Early Sightings and Folklore of Lakes and “Great Worms”


Belief in monstrous serpents extended to inland waters. The Echo (London) in 1871 recorded tales of vast lake-dwelling “worms,” including the Great Orm. In Scotland, lochs were said to hide giant eels or dragons, and in 1871 reports from Loch Fell near Oban told of a colossal serpent-like form, 300 feet long, partially embedded in the shore with faintly visible feet, whether fossil, idol, or curiosity, it recalled the “Great Worms” of English and Welsh legend.

Newspaper archives from the eighteenth and nineteenth centuries add further detail. The Hereford Journal (1786) described a monstrous fish stranded by the tide, its length compared to a ship’s mast. The Gazette of the United States (1793) told of a giant serpent pursuing a vessel off New England, its head lifting clear of the waves. In 1807, The Scots Magazine reported northern fishermen seeing cable-like bodies rising and sinking in long arcs.


The Pauline Incident


One of the most dramatic maritime encounters came from the British barque Pauline. In 1875, Captain Drevar reported his crew saw a sperm whale locked in combat with a gigantic serpent. One coil looped twice around the whale’s body, another encircled its neck, while the creature’s head and shoulders reared high above the water. The sea frothed red before the whale was dragged under.

A decade later, Mr. Hoyle of the Challenger Commission retold the story, noting that some believed the attacker could have been a colossal squid. Others suggested misinterpretations, porpoises swimming in line, seaweed masses, or distant hills, yet Hoyle admitted some cases defied easy explanation. The Pauline’s log, with multiple witnesses, remains one of the most vivid sea-serpent accounts.


Victorian “Monsters on Tour”


By the late Victorian and Edwardian eras, fascination with sea monsters moved from ship decks to exhibition halls. Travelling shows displayed “wonderful sea monsters” in tanks or on platforms, sometimes genuine large fish or whales, other times taxidermy composites stitched from multiple animals.

Showmen linked their exhibits to famous reports, proclaiming their specimens to be “the very monster described by the captain of the Pauline.” For many landlocked Victorians, these were their first close-up encounters with ocean giants. Even when naturalists identified them as basking sharks, giant sturgeon, or clever hoaxes, the spectacle kept the legends alive.


From Myth to Natural History


Nineteenth-century naturalists sought to explain old accounts. Olaus Magnus’s “six-legged serpent” was later recognised as a basking shark; other “serpents” turned out to be whales or porpoises swimming in sequence. The discovery of the giant squid, a known foe of sperm whales, lent some credence to stories like the Pauline incident.

Some scientists speculated that rare deep-sea creatures might be driven to the surface by undersea earthquakes, volcanic eruptions, or sudden seabed shifts.

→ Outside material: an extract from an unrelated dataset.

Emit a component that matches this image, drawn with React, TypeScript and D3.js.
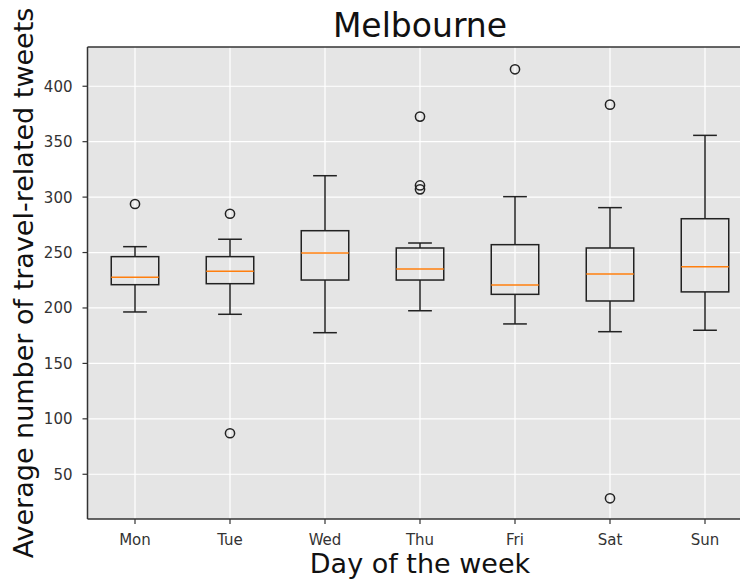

Mariners in the Pacific reported strange serpentine shapes after submarine eruptions, alongside floating pumice and discoloured seas.


Science Advances, Mystery Endures


By the twentieth century, taxonomy and oceanography had identified many former “monsters” as oarfish, sharks, or whales. The oarfish, reaching over 30 feet, likely inspired serpent legends across cultures. We now have deep-sea footage of giant squid and can recognise whale behaviours once mistaken for attacks.

Yet the ocean remains largely unexplored, more of Mars has been mapped than Earth’s seabed. In its deepest trenches, life forms endure pressures unimaginable at the surface, and some may still rival the size and strangeness of the beasts of legend.


In the end, the boundary between myth and science is a meeting place, not a dividing line. From Jörmungandr to the Great Orm, from Loch Fell’s mysterious form to the coils glimpsed from the Pauline, the sea serpent endures as both a symbol of the unknown and a tantalising possibility, a reminder that the ocean still holds its secrets, waiting for the next great discovery.